The Cornwall Minerals Railway’s engine shed at St Blazey

The other big difference was that these engines had no cab. They were apparently intended to be operated as back to back pairs. The stark reality was that the railway had never, and never was, going to generate the levels of traffic that would support that kind of operation. Indeed, the huge investment in the modernisation of the railway never really made any money. So much so that the Cornwall Minerals Railway was often in financial difficulty. It spend a period of time in bankruptcy and eventually the line was first leased to and then taken over by the Great Western Railway in 1896. When this happened, the GWR took a metaphorical axe to the locomotive fleet and chopped it in half.

No 1398 which was Cornwall Minerals Railway No 9, then GWR No 1400 and finally renumbered 1398 in December 1912. She was withdrawn in October 1936

Nine of the engines were sold off to other railways. No 10 was sold to the Colne Valley and Halsted Railway which has become the Colne Valley Railway in preservation. Nos 11 to 18 were sold to the Lynn & Fakenham Railway in Norfolk. The remaining locomotives on the line gained GWR numbers. No 1 became No. 1392 and the numbers carried on through to No. 9 which became No. 1400. They also undertook the rebuilds that gave them cabs and the familiar saddle tanks as well . They also received a number of standard GWR fittings and systems in order to simplify maintenance and overhauls.

The little 1870s engines soldiered on and on. While the first one, No 1392, was withdrawn in 1906, the rest saw the introduction of their supposed 1361 class replacements. The original No 1398 was sold to work at Sharpness Docks in 1883 and was withdrawn in 1924 but the rest were still working into the 1930s. No 1400 was renumbered as No 1398 in 1912, to allow the use of the 14XX number series for new classes. It and No 1393 were the last two to be withdrawn in 1936 after Charles Collett introduced the pannier version of the same design in 1934.

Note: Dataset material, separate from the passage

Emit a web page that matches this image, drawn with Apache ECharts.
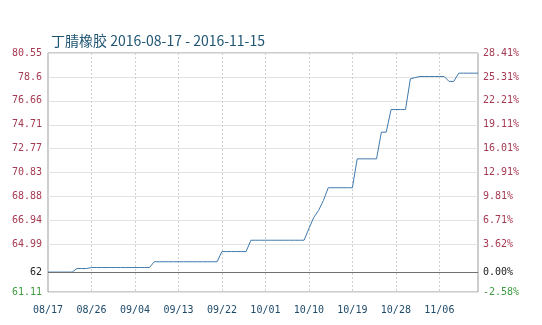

No 1363 working at Didcot in January 1979

This is quite the record for a little contractor-built engine such as these to be so well regarded as the right machine for the given line by no less a company than the Great Western Railway. That the design was simply ‘Swindonised’ by Dean upon acquisition of the line and then copied in two slightly updated versions by both Churchward and Collett says it all. While it is a shame that none of these original engines survived, in a way one did. We do have No 1363 and No 1369 to look at and enjoy. They may be gone but their spirit is strong and still with us.